The fact of the matter is that any other football manager title, be it FIFA Manager or LMA Manager (Americans, nod your heads and pretend you’ve heard of these games), is that they all strive to do the things that Football Manager does. No other game holds this much depth, so they all try to steal ideas from SI, while making the games prettier. By nature, yearly sports titles aren’t innovative to begin with, but Football Manager does things that no other game will likely do for years.

ORIGINALITY: 7/10


ADDICTIVENESS

Let’s put it this way: This game has an addictiveness rating category on your game screen. I’m not making this up, check the evidence. As you can see by my own rating… uh, yeah.
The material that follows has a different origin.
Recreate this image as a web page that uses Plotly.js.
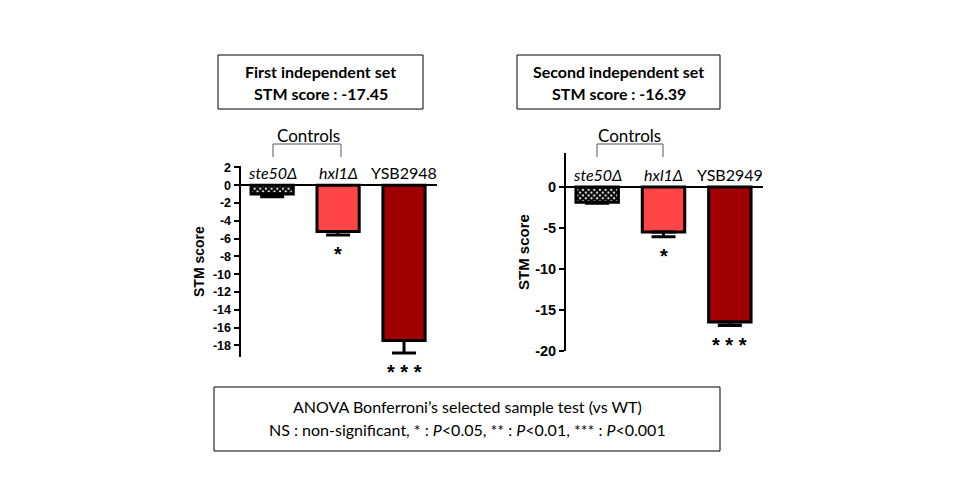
<!DOCTYPE html>
<html>
<head>
<meta charset="utf-8">
<script src="https://cdn.plot.ly/plotly-3.0.1.min.js"></script>
<style>html,body{margin:0;padding:0;background:#fff;}#chart{width:960px;height:500px;}</style>
</head>
<body>
<div id="chart"></div>
<script>
// ---- data ----
const categories1 = ["ste50Δ", "hxl1Δ", "YSB2948"];
const categories2 = ["ste50Δ", "hxl1Δ", "YSB2949"];
const values1 = [-1.0, -5.2, -17.45];
const errors1 = [0.3, 0.4, 1.4];
const values2 = [-1.85, -5.5, -16.45];
const errors2 = [0.12, 0.55, 0.45];
const signif1 = ["", "*", "***"];
const signif2 = ["", "*", "***"];
const italicCat = [true, true, false];
const yTicks1 = [2, 0, -2, -4, -6, -8, -10, -12, -14, -16, -18];
const yTicks2 = [0, -5, -10, -15, -20];
const title1 = ["First independent set", "STM score : -17.45"];
const title2 = ["Second independent set", "STM score : -16.39"];
const footLines = ["ANOVA Bonferroni’s selected sample test (vs WT)",
  "NS : non-significant, * : <i>P</i><0.05, ** : <i>P</i><0.01, *** : <i>P</i><0.001"];
const barColors = ["#ffffff", "#ff4545", "#a00000"];
const barPatterns = ["x", "", ""];

// ---- layout helpers (pixel -> paper) ----
const W = 960, H = 500;
const px = x => x / W;
const py = y => 1 - y / H;

function barTraces(cats, vals, errs, xa, ya) {
  return cats.map((c, i) => {
    const m = {color: barColors[i], line: {color: "#000", width: 3}};
    if (barPatterns[i]) {
      m.pattern = {shape: barPatterns[i], fgcolor: "#000", bgcolor: "#fff",
        size: 4, solidity: 0.75, fillmode: "replace"};
    }
    return {
      type: "bar",
      x: [i], y: [vals[i]],
      xaxis: xa, yaxis: ya,
      width: 0.64,
      marker: m,
      error_y: {
        type: "data", symmetric: false,
        array: [0], arrayminus: [errs[i]],
        color: "#000", thickness: 3, width: 12
      },
      hoverinfo: "skip",
      showlegend: false
    };
  });
}

const data = barTraces(categories1, values1, errors1, "x", "y")
  .concat(barTraces(categories2, values2, errors2, "x2", "y2"));

const tickFont = (s) => ({family: "Arial, Liberation Sans, sans-serif", size: s, color: "#000", weight: "bold"});

const layout = {
  width: W, height: H,
  margin: {l: 0, r: 0, t: 0, b: 0},
  paper_bgcolor: "#fff", plot_bgcolor: "rgba(0,0,0,0)",
  barmode: "overlay",
  xaxis: {
    domain: [px(240.5), px(437)],
    range: [-0.48, 2.5],
    showgrid: false, zeroline: false, showline: false,
    showticklabels: false, ticks: "", fixedrange: true
  },
  yaxis: {
    domain: [py(357), py(166)],
    range: [-19.3, 2.15],
    tickvals: yTicks1,
    ticktext: yTicks1.map(String),
    showgrid: false,
    zeroline: true, zerolinecolor: "#000", zerolinewidth: 2,
    showline: true, linecolor: "#000", linewidth: 2,
    ticks: "outside", ticklen: 5, tickwidth: 2, tickcolor: "#000",
    tickfont: tickFont(12.5), anchor: "x", fixedrange: true
  },
  xaxis2: {
    domain: [px(566), px(763)],
    range: [-0.47, 2.5],
    showgrid: false, zeroline: false, showline: false,
    showticklabels: false, ticks: "", anchor: "y2", fixedrange: true
  },
  yaxis2: {
    domain: [py(351), py(153)],
    range: [-20, 4.15],
    tickvals: yTicks2,
    ticktext: yTicks2.map(String),
    showgrid: false,
    zeroline: true, zerolinecolor: "#000", zerolinewidth: 2,
    showline: true, linecolor: "#000", linewidth: 2,
    ticks: "outside", ticklen: 5, tickwidth: 2, tickcolor: "#000",
    tickfont: tickFont(14.5), anchor: "x2", fixedrange: true
  },
  shapes: [],
  annotations: []
};

const calibri = "Lato, Carlito, Calibri, sans-serif";

// boxes
function box(x0, y0, x1, y1) {
  layout.shapes.push({type: "rect", xref: "paper", yref: "paper",
    x0: px(x0), x1: px(x1), y0: py(y1), y1: py(y0),
    line: {color: "#000", width: 1}, fillcolor: "rgba(0,0,0,0)"});
}
box(218, 55, 423, 109);
box(517, 55, 720, 109);
box(214, 387, 720, 451);

function text(t, x, y, size, opts) {
  layout.annotations.push(Object.assign({
    text: t, xref: "paper", yref: "paper", x: px(x), y: py(y),
    xanchor: "center", yanchor: "middle", showarrow: false,
    font: {family: calibri, size: size, color: "#000"}
  }, opts || {}));
}
text("<b>" + title1[0] + "</b>", 320.5, 71, 16);
text("<b>" + title1[1] + "</b>", 320.5, 94, 16);
text("<b>" + title2[0] + "</b>", 618.5, 71, 16);
text("<b>" + title2[1] + "</b>", 618.5, 94, 16);
text(footLines[0], 467, 406, 16);
text(footLines[1], 467, 429, 16);

// y axis titles
text("<b>STM score</b>", 199, 262, 14, {textangle: -90, font: {family: "Arial, Liberation Sans, sans-serif", size: 14, color: "#000"}});
text("<b>STM score</b>", 523, 252, 15, {textangle: -90, font: {family: "Arial, Liberation Sans, sans-serif", size: 15, color: "#000"}});

// Controls brackets
function bracket(x0, x1, yTop, yBot, cx) {
  layout.shapes.push({type: "path", xref: "paper", yref: "paper",
    path: `M ${px(x0)} ${py(yBot)} L ${px(x0)} ${py(yTop)} L ${px(x1)} ${py(yTop)} L ${px(x1)} ${py(yBot)}`,
    line: {color: "#555", width: 1}});
  text("Controls", cx, 135, 17);
}
bracket(273, 341, 144, 157, 308);
bracket(597, 663, 144, 157, 629);

// category labels and significance marks
function catLabels(cats, vals, errs, sig, xa, ya) {
  cats.forEach((c, i) => {
    layout.annotations.push({
      text: italicCat[i] ? "<i>" + c + "</i>" : c,
      xref: xa, yref: ya, x: i, y: 0,
      xanchor: "center", yanchor: "bottom", yshift: 1, showarrow: false,
      font: {family: calibri, size: 16, color: "#000"}
    });
    if (sig[i]) {
      layout.annotations.push({
        text: "<b>" + sig[i].split("").join(" ") + "</b>",
        xref: xa, yref: ya, x: i, y: vals[i] - errs[i],
        xanchor: "center", yanchor: "top", yshift: -6, showarrow: false,
        font: {family: "Arial, Liberation Sans, sans-serif", size: 20, color: "#000"}
      });
    }
  });
}
catLabels(categories1, values1, errors1, signif1, "x", "y");
catLabels(categories2, values2, errors2, signif2, "x2", "y2");

Plotly.newPlot("chart", data, layout, {staticPlot: true, displayModeBar: false});
</script>
</body>
</html>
This definately falls into “one more game” territory, as there is so much shit to do it’s almost illegal. Basically, you get distracted with stuff to do between matchday, and then bang, you’re coming up on a match, so you decide to do the match, but that results in even more shit to do, and… oh, shit, is that the transfer market coming up?

ADDICTIVENESS: 10/10

APPEAL FACTOR

I struggled with this rating; on the one hand, for truly hardcore football afficinados, this is THE game to get, as there’s no other game that does what it does. On the other, I am writing this from America, where in the only form of football that matters, the “kicker” is the team’s wimp, a bigger pussy than the equipment manager. Instead, I’ll find a happy medium: fans that give this game a chance will learn to love it, and those that don’t care, likely won’t care that they’re missing a gem, yet they’ll wish that games like NFL Head Coach did half the shit this one does.

APPEAL FACTOR: 6.5/10


MISCELLANEOUS

This is where I’m going to talk about the editor mode that Football Manager packs with. When you install Football Manager, it installs an editor that allows you to edit anything and everything in the database, and save it as another database. Prior versions allowed you to do this, but it was horribly hardware intensive; this year, Sports Interactive rebuilt the editor from scratch, and while it is much easier on your computer, it’s very confusing to use, and doesn’t have everything you would want it to do. For instance, you can create players, but you can’t upload photos for said players (no chance of getting photo packs for the zillions of players that don’t have photos). Also, since you’re basically using a simple programming tool with a GUI, it’s a little confusing to input stats; if you don’t use traditional metric measurements for your players, you’re going to input the wrong values on a lot of statistics for players and money. Furthermore, while this could be intentional, you can’t go TOO high with numbers, depending on league. For example, you can’t have a Conference South team with a balance of a billion dollars, nor can you have a player with 100% perfect statistics.

And should you decide to put all the best players on a low level team, don’t worry, the game will balance you out. Those players will want a move to bigger clubs ASAP, and will whine and bitch and moan until they get it, and if you don’t give it to them, relax, another bigger club will come along and steal them off your hands for you.

Overall, the editor needs work, but to enjoy the game, you really don’t need it anyway.

MISCELLANEOUS: 5/10

THE SCORES

SEASON/FRANCHISE: 10/10
GRAPHICS: 3/10
SOUND: 2/10
CONTROL/GAMEPLAY: 8/10
REPLAYABILITY: 9/10
BALANCE: 4.5/10
ORIGINALITY: 7/10
ADDICTIVENESS: 10/10
APPEAL FACTOR: 6.5/10
MISCELLANEOUS: 5/10

FINAL SCORE: 6.5/10 (ABOVE AVERAGE)

Short Attention Span Summary
If you take out Graphics and Sound – two categories that couldn’t be less important to a game like this – this goes up to a 7.5 average. Needless to say, a person’s interest in this game is predicated on weather or not they like stat management games in the first place; basically, anyone reading this article in the first place, most likely, is interested in the genre.

If you’re one of those people that needs to have action in a sports title, then go ahead and skip this; there are no shortage of quality football titles that cater to those needs, be it FIFA or Pro Evolution.

If you’re a stat head with even a passing interest in football, grab this title. It’s simply the best management title that traditional sports has, and comparable with the exceptional Total Extreme Wrestling.